Drum Majors on Falling in Love With Conducting


Shannon McCance, Staff Writer

Against the sharp lights of the stadium, marching band drum majors Mason Rothenberger and Grace Nolasco stood facing opposite sides of the band. With the halftime shows finished for the season, they keep the marching band alive through pep band. Their voices reached to the back of the stands as they conducted songs, keeping each player in tempo. Mason and Grace were in sync, with each other and the band.
Their synchronization stretches beyond that football game as they both entered the world of music in a similar fashion. Their mothers individually encouraged them to join the class in sixth grade. After choosing their instruments, their love for music blossomed in the unique journeys they had within the class.
For Mason, the reason for picking the flute was simple: it didn’t have a reed to take care of. There weren’t any other instruments that swayed them away from the flute, even with the ability to play a second for jazz band. “I thought about trumpet for a while,” Mason said, “But flute was an easy choice.” As their music career advanced, Mason has learned the piccolo, the alto, and the bass flutes, while still mainly devoted to their initial choice six years ago.
Unlike Mason, Grace didn’t stick with the instrument that she chose in middle school. At that time, she “actually wasn’t very nterested in doing band.” Grace chose the oboe because it was the only instrument she could make a sound on. Later, when she was introduced to jazz band, she learned the saxophone because it was the easiest instrument to transition to from the oboe, as they are played similarly. Once she became hooked on her new instrument, she dropped the oboe to dedicate all of her energy to the saxophone. Grace has remained a saxophonist ever since.

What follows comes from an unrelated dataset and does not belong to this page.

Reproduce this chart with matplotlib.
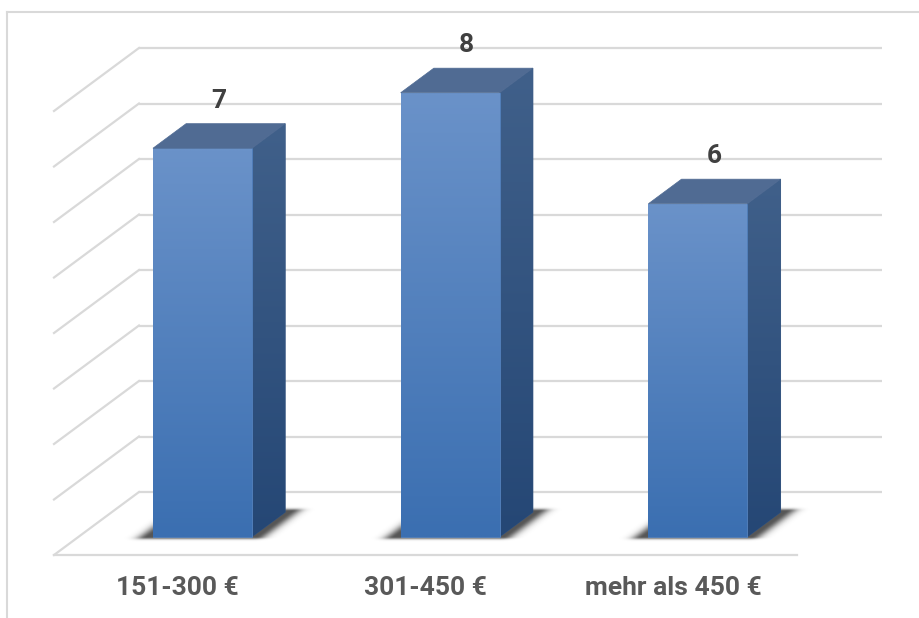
import numpy as np
import matplotlib
matplotlib.use("Agg")
import matplotlib.pyplot as plt
from matplotlib.patches import Polygon
from matplotlib.colors import to_rgb
from matplotlib.lines import Line2D

plt.rcParams['font.family'] = ['Roboto', 'DejaVu Sans']

# data
categories = ["151-300 €", "301-450 €", "mehr als 450 €"]
values = [7, 8, 6]
grid_levels = list(range(0, 9))

# oblique "3d" projection: depth d (0 = front of floor, 1 = back wall)
DX, DY = 0.343, 1.135
D0, D1 = 0.29, 0.68      # depth range covered by the bars
BAR_W = 0.4              # bar width as share of one category slot


def proj(x, v, d):
    return (x + d * DX, v + d * DY)


fig = plt.figure(figsize=(9.2, 6.18), dpi=100)
ax = fig.add_axes([0, 0, 1, 1])
ax.axis("off")

grid_col = "#d9d9d9"
n_cat = len(categories)

# walls: back gridlines and diagonal side lines
for v in grid_levels:
    bx0, by = proj(0, v, 1)
    bx1, _ = proj(n_cat, v, 1)
    ax.plot([bx0, bx1], [by, by], color=grid_col, lw=1.6, zorder=1,
            solid_capstyle="butt")
    fx, fy = proj(0, v, 0)
    ax.plot([fx, bx0], [fy, by], color=grid_col, lw=1.6, zorder=1)
# front edge of the floor
ax.plot([0, n_cat], [0, 0], color=grid_col, lw=1.6, zorder=1)


def grad_face(pts, c_top, c_bot, zorder):
    base = np.mean([to_rgb(c_top), to_rgb(c_bot)], axis=0)
    ax.add_patch(Polygon(pts, closed=True, fc=base, ec=base, lw=0.6,
                         zorder=zorder - 0.1))
    poly = Polygon(pts, closed=True, fc="none", ec="none", zorder=zorder)
    ax.add_patch(poly)
    xs = [p[0] for p in pts]
    ys = [p[1] for p in pts]
    t = np.linspace(0, 1, 64)[:, None]
    cols = np.array(to_rgb(c_top)) * (1 - t) + np.array(to_rgb(c_bot)) * t
    im = ax.imshow(cols[:, None, :], extent=(min(xs), max(xs), min(ys), max(ys)),
                   origin="upper", aspect="auto", interpolation="bilinear",
                   zorder=zorder)
    im.set_clip_path(poly)


def shadow(x0, x1, zorder):
    # soft shadow around the footprint of the bar on the floor
    gx = np.linspace(x0 - 0.2, x1 + DX + 0.25, 300)
    gy = np.linspace(-0.4, DY + 0.4, 200)
    X, Y = np.meshgrid(gx, gy)
    d = Y / DY
    x = X - d * DX
    ex, ed = 0.02, 0.01
    ox = np.maximum.reduce([x0 - ex - x, x - x1 - ex, np.zeros_like(x)])
    od = np.maximum.reduce([D0 - ed - d, d - D1 - ed, np.zeros_like(d)])
    a = 0.75 * np.exp(-(ox / 0.04) ** 2 - (od / 0.035) ** 2)
    rgba = np.zeros(X.shape + (4,))
    rgba[..., :3] = 0.12
    rgba[..., 3] = a
    ax.imshow(rgba, extent=(gx[0], gx[-1], gy[0], gy[-1]), origin="lower",
              aspect="auto", interpolation="bilinear", zorder=zorder)


for i, (cat, v) in enumerate(zip(categories, values)):
    xc = i + 0.5
    x0, x1 = xc - BAR_W / 2, xc + BAR_W / 2
    shadow(x0, x1, 2)
    front = [proj(x0, 0, D0), proj(x1, 0, D0), proj(x1, v, D0), proj(x0, v, D0)]
    side = [proj(x1, 0, D0), proj(x1, 0, D1), proj(x1, v, D1), proj(x1, v, D0)]
    top = [proj(x0, v, D0), proj(x1, v, D0), proj(x1, v, D1), proj(x0, v, D1)]
    grad_face(side, "#40608a", "#254775", 3)
    grad_face(front, "#6a92c9", "#3b6fb1", 3.5)
    ax.add_patch(Polygon(top, closed=True, fc="#506b93", ec="#506b93", lw=0.5,
                         zorder=3.6))

    lx, ly = proj(xc, v, (D0 + D1) / 2)
    ax.text(lx, v + D1 * DY + 0.2, str(v), ha="center", va="bottom",
            fontsize=19, fontweight="bold", color="#404040", zorder=5)
    ax.text(xc, -0.6, cat, ha="center", va="center", fontsize=19,
            fontweight="bold", color="#595959", zorder=5)

ax.set_xlim(-0.218, 3.496)
ax.set_ylim(-1.135, 10.0)

# chart area border (left and top edges visible)
fig.add_artist(Line2D([7 / 920, 7 / 920], [0, 1 - 12 / 618], color=grid_col,
                      lw=1.5, transform=fig.transFigure))
fig.add_artist(Line2D([7 / 920, 1], [1 - 12 / 618, 1 - 12 / 618], color=grid_col,
                      lw=1.5, transform=fig.transFigure))

fig.savefig("out.png", dpi=100)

Mason and Grace’s shared love of music developed throughout high school band, culminating in both of them becoming the leaders of their section, and the drum majors of the marching band.

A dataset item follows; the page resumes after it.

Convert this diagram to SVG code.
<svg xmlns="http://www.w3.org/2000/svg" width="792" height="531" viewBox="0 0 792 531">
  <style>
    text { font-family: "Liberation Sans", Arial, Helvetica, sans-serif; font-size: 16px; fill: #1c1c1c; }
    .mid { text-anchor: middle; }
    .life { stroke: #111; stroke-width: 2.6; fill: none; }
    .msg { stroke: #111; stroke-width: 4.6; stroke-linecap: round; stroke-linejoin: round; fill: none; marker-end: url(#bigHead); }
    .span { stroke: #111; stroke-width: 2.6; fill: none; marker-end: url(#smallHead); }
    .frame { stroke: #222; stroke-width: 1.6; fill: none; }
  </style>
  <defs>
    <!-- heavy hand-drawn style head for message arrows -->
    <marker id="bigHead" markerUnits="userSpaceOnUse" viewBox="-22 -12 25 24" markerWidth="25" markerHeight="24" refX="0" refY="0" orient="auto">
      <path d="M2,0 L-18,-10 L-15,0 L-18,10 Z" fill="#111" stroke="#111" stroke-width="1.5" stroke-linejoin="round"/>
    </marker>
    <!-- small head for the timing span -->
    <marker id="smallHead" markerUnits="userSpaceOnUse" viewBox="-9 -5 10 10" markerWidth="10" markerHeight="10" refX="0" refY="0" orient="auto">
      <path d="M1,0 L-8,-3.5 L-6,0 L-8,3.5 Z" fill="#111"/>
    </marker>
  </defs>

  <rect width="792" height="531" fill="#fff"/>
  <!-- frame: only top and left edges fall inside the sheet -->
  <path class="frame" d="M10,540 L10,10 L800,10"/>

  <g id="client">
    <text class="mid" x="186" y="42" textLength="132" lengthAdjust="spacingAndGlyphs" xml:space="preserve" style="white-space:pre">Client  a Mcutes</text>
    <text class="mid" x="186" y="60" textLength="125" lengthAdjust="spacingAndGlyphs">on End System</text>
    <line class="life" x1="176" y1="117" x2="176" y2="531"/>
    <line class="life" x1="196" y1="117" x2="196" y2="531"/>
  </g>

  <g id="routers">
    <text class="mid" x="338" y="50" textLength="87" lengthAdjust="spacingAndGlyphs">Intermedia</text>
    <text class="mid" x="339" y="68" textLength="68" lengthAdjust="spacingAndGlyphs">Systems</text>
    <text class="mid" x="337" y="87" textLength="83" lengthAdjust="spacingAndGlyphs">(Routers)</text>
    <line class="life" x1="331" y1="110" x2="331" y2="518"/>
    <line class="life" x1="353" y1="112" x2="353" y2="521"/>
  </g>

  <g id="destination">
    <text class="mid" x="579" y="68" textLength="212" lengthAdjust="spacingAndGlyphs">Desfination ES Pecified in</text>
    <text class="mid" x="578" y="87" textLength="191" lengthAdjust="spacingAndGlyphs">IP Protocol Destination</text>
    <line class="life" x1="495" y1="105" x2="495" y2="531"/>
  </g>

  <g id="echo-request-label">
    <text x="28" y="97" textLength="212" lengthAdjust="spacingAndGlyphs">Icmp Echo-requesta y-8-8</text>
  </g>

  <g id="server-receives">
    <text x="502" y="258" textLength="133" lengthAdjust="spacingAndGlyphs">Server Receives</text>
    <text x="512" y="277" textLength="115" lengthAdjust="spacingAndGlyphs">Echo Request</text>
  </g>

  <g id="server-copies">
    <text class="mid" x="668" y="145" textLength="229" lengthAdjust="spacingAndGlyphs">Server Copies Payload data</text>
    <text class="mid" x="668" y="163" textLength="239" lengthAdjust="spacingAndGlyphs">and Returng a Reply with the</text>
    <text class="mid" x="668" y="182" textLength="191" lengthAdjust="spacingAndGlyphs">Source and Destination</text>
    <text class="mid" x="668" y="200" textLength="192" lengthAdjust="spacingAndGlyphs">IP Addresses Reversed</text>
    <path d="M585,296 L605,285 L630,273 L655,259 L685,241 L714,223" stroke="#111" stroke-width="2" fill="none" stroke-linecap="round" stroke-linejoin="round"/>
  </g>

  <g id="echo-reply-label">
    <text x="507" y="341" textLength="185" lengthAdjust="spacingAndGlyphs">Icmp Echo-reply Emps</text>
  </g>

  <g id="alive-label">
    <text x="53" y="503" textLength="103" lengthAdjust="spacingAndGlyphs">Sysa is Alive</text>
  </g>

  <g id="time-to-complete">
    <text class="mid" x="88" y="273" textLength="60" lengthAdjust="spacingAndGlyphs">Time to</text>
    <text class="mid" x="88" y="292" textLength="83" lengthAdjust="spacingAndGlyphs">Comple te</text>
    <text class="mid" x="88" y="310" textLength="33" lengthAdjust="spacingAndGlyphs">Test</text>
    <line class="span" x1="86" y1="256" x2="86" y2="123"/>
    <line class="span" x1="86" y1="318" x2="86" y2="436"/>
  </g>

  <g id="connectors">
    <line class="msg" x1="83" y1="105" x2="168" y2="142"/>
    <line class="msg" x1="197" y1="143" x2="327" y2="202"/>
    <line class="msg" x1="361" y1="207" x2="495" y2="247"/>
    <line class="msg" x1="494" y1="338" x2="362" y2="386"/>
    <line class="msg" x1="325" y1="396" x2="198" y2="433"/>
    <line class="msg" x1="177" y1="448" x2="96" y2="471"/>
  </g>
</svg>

So what does it mean to be a drum major? “As a drum major Grace and I lead the band in marching rehearsal drills during class, and during home games we conduct on the field the halftime show and in the stands pep band tunes,” Mason said. It is a role that requires someone to put themselves out there. Grace finds joy in that, as it enables her “to know a lot about all the sections in band.” Meeting new people as well as seeing the band come together are highlights of both of their times as a drum major.

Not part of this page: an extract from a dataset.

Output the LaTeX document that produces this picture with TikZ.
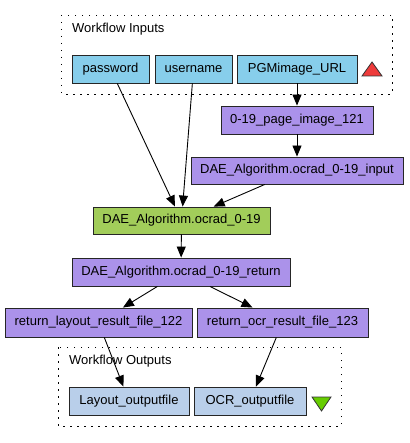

Seeing other drum majors from afar in their freshman and sophomore years is what drew them to the idea. As Grace and Mason watched their former section leaders, they were both inspired to follow in their classmates’ footsteps. “In short I wanted to be them, they had so much confidence and for lack of a better word swagger. It was amazing,” Mason said.
Despite the cold, Mason and Grace stood with confidence and command at one of their final football games as they directed the pep band through cheery songs. Watching them express their love of music through conducting, it is easy to see how they are inspiring the new drum majors that will fill the empty podium next marching band season.